On Sunday, the PBOC announced it would cut the minimum reserve requirement ratio to increase the liquidity of five state-owned banks and 12 commercial banks. The cut would release about 500 billion yuan (US$77 billion) in liquidity held by the central bank.
The Chinese government is taking steps to anticipate the impact of the US-China trade war on its business activities. The Chinese government has asked the 17 banks to use the increased liquidity resulting from the reserve requirement cut to help local businessmen that may be affected by the US export restriction.
With the added liquidity, lenders have been asked to take part in a debt-for-equity swap scheme to reduce the burden on their borrowers. The debt-for-equity swap is part of a corporate debt restructuring mechanism.
US President Donald Trump announced high import tariffs on steel and aluminum imports from China in March, which has triggered a global trade war.
Switching markets
Fithra Faisal Hastiadi, a lecturer at the University of Indonesia Economics and Business School, said the US-China trade war would force Chinese companies to divert their market from the US to other countries. The Chinese government\'s policy is also intended to increase trade financing for local exporters.
The policy would not immediately result in reducing the imports of industrial raw materials. However, if the trade war continued, Chinese companies would be affected and may have to reduce importing raw materials.
"If the trade war continues, global economic growth will contract by 0.8 percent. The World Bank projected global economic growth of 3.9 percent this year. The trade war will cause the growth [estimate] to fall to 3.1 percent," said Fithra.
Especially for Indonesia, Fithra added, the trade war would cause economic growth to contract by 0.1 percent. The estimated growth contraction had already taken China\'s economic downturn into account.
Fithra estimated that China\'s economic growth this year would be from 6.3 to 6.4 percent, down from last year\'s 6.9 percent.
Stock exchange
Despite strong early trading, the JCI dropped 33.434 points (0.57 percent) to 5,825.649 at the close of trading. The decline was partly due to investors consolidating amid the pressures on the rupiah.
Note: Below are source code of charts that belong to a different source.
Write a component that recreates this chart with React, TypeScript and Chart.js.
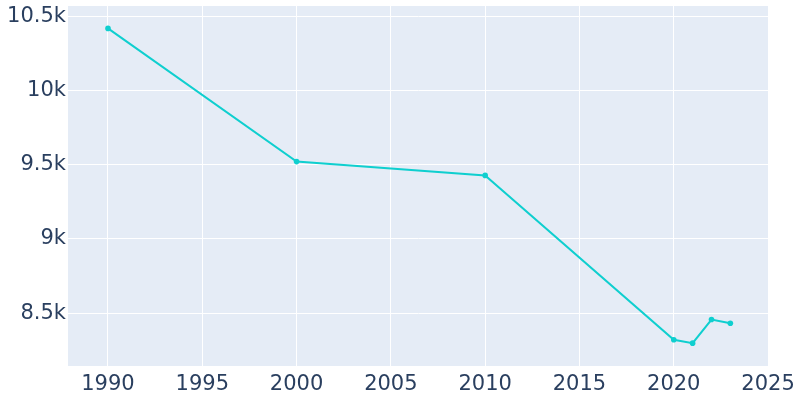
import { useEffect, useRef } from "react"
import { Chart, registerables } from "chart.js"

Chart.register(...registerables)

const years = [1990, 2000, 2010, 2020, 2021, 2022, 2023]
const population = [10418, 9521, 9428, 8321, 8298, 8457, 8432]
const yTicks = [8500, 9000, 9500, 10000, 10500]
const xTicks = [1990, 1995, 2000, 2005, 2010, 2015, 2020, 2025]

const plotBackground = {
  id: "plotBackground",
  beforeDraw(chart: Chart) {
    const { ctx, chartArea } = chart
    ctx.save()
    ctx.fillStyle = "#E5ECF6"
    ctx.fillRect(chartArea.left, chartArea.top, chartArea.right - chartArea.left, chartArea.bottom - chartArea.top)
    ctx.restore()
  }
}

function formatK(v: number) {
  return v / 1000 + "k"
}

const tickFont = { family: "'DejaVu Sans', sans-serif", size: 21 }

export default function App() {
  const chartRef = useRef<HTMLCanvasElement>(null)

  useEffect(() => {
    document.body.style.margin = "0"
    if (!chartRef.current) return

    const chart = new Chart(chartRef.current, {
      type: "line",
      data: {
        datasets: [{
          data: years.map((y, i) => ({ x: y, y: population[i] })),
          borderColor: "#0fcfcf",
          backgroundColor: "#0fcfcf",
          borderWidth: 2,
          pointRadius: 2.8,
          pointBorderWidth: 0,
          pointHoverRadius: 3,
          tension: 0
        }]
      },
      options: {
        animation: false,
        responsive: false,
        layout: { padding: { top: 6, right: 31, left: 0, bottom: 0 } },
        plugins: {
          legend: { display: false },
          tooltip: { enabled: false }
        },
        scales: {
          x: {
            type: "linear",
            min: 1987.88,
            max: 2025.05,
            afterBuildTicks: (scale: any) => {
              scale.ticks = xTicks.map(v => ({ value: v }))
            },
            afterFit: (scale: any) => {
              scale.height = 34
              scale.paddingLeft = 0
              scale.paddingRight = 0
            },
            grid: { color: "#ffffff", lineWidth: 1, drawTicks: false },
            border: { display: false },
            ticks: {
              padding: 6,
              color: "#2a3f5f",
              font: tickFont,
              callback: (v: any) => String(v),
              maxRotation: 0
            }
          },
          y: {
            min: 8144,
            max: 10569,
            afterBuildTicks: (scale: any) => {
              scale.ticks = yTicks.map(v => ({ value: v }))
            },
            afterFit: (scale: any) => {
              scale.width = 68
              scale.paddingTop = 0
              scale.paddingBottom = 0
            },
            grid: { color: "#ffffff", lineWidth: 1, drawTicks: false },
            border: { display: false },
            ticks: {
              padding: 2,
              color: "#2a3f5f",
              font: tickFont,
              callback: (v: any) => formatK(Number(v))
            }
          }
        }
      },
      plugins: [plotBackground]
    })
    return () => chart.destroy()
  }, [])

  return <canvas ref={chartRef} width={800} height={400} />
}
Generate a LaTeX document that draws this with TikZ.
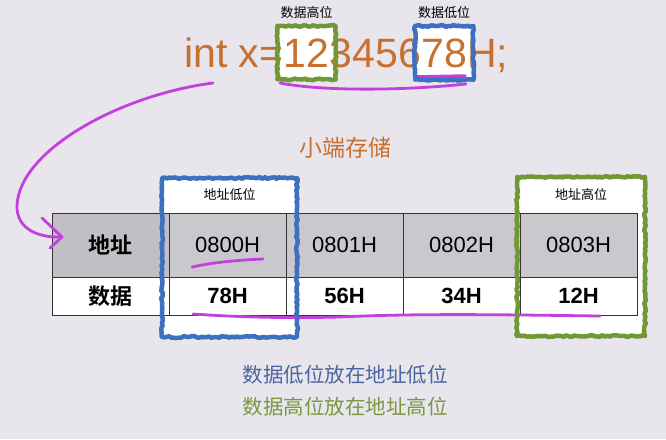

On Tuesday, foreign investors booked net sales of Rp 453.09 billion, bringing the year’s total net sales to date to Rp 48.55 trillion. Stock market capitalization on the IDX totaled Rp 6.54 quadrillion on Tuesday. The JCI has lost 8.34 percent since the beginning of this year.
The vice president for research at Indosurya Bersinar Securities, William Surya Wijaya, said Tuesday’s decline in the JCI was due to market consolidation amid the rupiah pressures.
However, the JCI still had the potential to grow stronger throughout this week, as BI was likely to raise its reference rate (7-Day Reverse Repo Rate/7DRRR). If the central bank raised the 7DRRR, the rupiah would strengthen, which would contribute to strengthening the JCI.
Meanwhile, research head Kiswoyo Adi Joe at Narada Asset Management said that the JCI’s decline was due to a lack of positive sentiment in the market on Tuesday. In addition, the fall in US stock exchange prices had also contributed to the JCI’s fall.
The 2018 State Budget deficit, which reached Rp 94.43 trillion or 0.64 percent of the gross domestic product (GDP) at the end of May, was the lowest since 2016. According to Kiswoyo, the lower budget deficit could prompt a positive sentiment on the JCI’s movement. "The budgetary policy will be focused on the real sector, one of which is to improve the balance of payments, so that the current account deficit can be reduced," he said.
However, the Fed\'s decision to raise its benchmark interest rate by 25 bps to 1.75-2 percent during the June 13 Federal Open Market Committee’s meeting had contributed to the rupiah’s weakening. "The majority of market participants are also waiting for the decision of the central bank’s Board of Governors meeting later this week," he said.